IE doesn't need to be open sourced. It needs to be euthanized.
Also, we don't really need the entire application open-sourced. There might be an argument to be made for open sourcing Trident (the rendering engine), but only for the purposes of figuring out what in the hell is happening under the hood that's causing things to work so poorly. If any part of IE were open sourced, I imagine that at least modern versions of it are written on top of .NET which is also open source now, so maybe it would be made to work on multiple platforms? This is a bad thing. As I said before, we need less IE, not more.
For me it has nothing to do with being open source or aligned with the "free" philosophy. I don't like IE because it makes my job harder without any real reason.
Why can't it update automatically and save millions of dollars? Developers cost money and companies have to pay tons of unnecessary hours making a web page work on broken IE renderings.
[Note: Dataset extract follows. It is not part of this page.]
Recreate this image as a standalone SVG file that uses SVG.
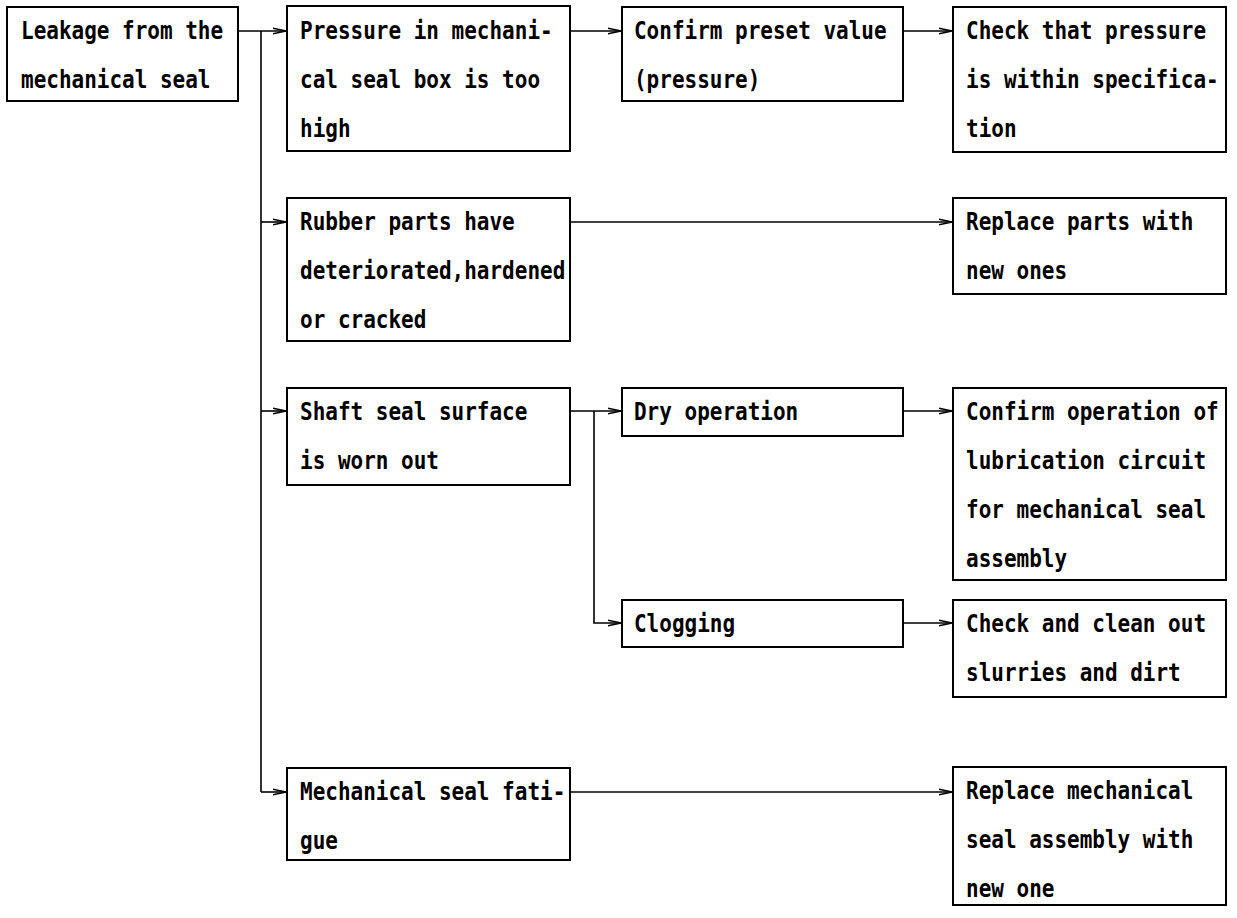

I would not hate IE, and maybe even use it, if it could update itself without needing it's crap Windows Update thingy.
Agreed. Neglecting issues of open vs. closed source (for whom that matters), the question boils down to "would you refuse to use an arbitrary program because it's named IE". Of course not.
Good catch, but not terribly surprising. Developers don't use IE except when they have to test for non-standard behavior. IE hopefully will soon go the way of the dodo - I no longer see any reason for it to exist.
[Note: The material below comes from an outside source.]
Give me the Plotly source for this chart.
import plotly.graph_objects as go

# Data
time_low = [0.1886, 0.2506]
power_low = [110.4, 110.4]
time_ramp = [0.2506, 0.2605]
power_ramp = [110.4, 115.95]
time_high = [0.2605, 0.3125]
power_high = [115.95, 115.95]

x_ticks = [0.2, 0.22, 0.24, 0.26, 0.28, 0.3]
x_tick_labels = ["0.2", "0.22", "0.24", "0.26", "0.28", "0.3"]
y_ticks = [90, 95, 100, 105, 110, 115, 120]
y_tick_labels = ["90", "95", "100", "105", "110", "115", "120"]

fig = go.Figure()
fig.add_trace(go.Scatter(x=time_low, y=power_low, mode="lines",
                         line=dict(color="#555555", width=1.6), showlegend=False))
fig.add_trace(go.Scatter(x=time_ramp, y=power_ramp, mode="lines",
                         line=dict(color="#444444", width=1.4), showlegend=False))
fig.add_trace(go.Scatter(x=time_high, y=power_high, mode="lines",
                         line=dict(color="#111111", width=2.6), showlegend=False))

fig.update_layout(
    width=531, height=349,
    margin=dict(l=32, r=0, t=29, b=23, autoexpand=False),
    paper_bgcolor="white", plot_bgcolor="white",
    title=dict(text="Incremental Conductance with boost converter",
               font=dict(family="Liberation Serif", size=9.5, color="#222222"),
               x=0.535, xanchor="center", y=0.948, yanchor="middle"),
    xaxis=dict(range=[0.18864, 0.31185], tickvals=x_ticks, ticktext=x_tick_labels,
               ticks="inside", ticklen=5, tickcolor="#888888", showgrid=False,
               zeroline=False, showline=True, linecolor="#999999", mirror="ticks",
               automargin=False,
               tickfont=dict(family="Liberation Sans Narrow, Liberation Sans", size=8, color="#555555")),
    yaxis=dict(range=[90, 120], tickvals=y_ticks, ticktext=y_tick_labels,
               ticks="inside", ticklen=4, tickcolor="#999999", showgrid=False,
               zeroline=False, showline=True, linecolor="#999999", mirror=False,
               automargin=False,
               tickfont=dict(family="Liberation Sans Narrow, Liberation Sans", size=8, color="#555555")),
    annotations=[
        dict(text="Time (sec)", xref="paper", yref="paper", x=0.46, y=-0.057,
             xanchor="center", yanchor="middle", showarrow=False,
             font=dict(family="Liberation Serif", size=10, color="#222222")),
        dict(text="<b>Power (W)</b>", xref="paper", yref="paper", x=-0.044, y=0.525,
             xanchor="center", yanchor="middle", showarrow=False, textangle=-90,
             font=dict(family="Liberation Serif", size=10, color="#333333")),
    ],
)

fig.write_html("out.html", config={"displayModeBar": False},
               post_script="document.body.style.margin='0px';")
IE on Linux would only be used by webdesigners (all 17 of them that actually use Linux) to test if a webpage works good in it, a "normal" Linux user would never use it as his default browser, if only because:
a) it's not open-source
b) it's from that "evil" Microsoft
So there's no sense for MS to invest money into that sort of adventure.
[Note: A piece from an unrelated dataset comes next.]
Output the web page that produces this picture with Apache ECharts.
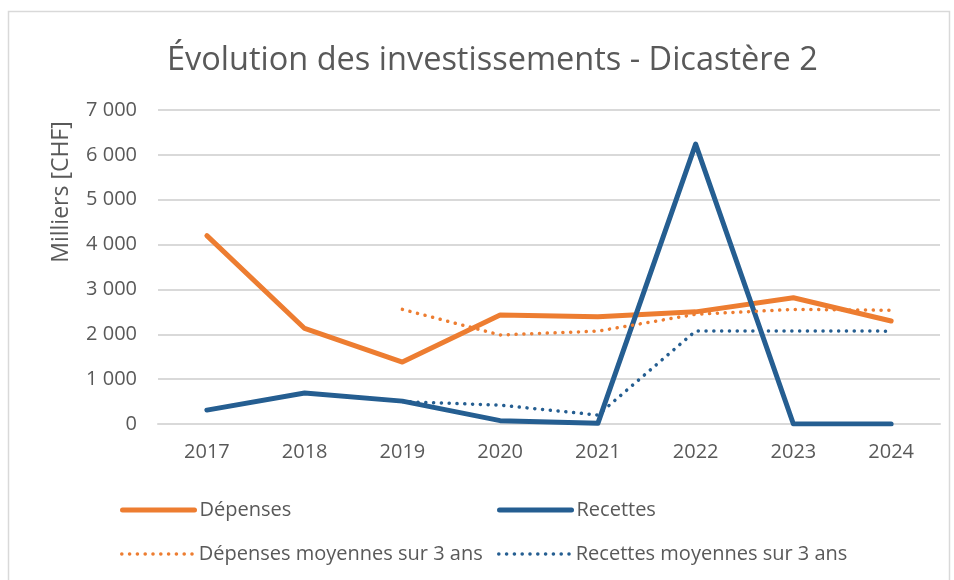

But if that's the case, isn't that likely because they have internal applications that are IE only? It seems more like a marketing thing--Overcome people's inhibitions by letting them feel like they "only" installed a plugin and are still running IE.
Indeed they could, I just said that. This lock might force MS to make IE's engine as good as WebKit. I don't see any problem as long as the standards are kept open and the engine doesn't belong to a single entity.
It's sad that so much work had to be done by Google to get these standards available to IE users. Had IE been open source, a few patches would have been released to the upstream maintainers, and a fix could have been released years ago.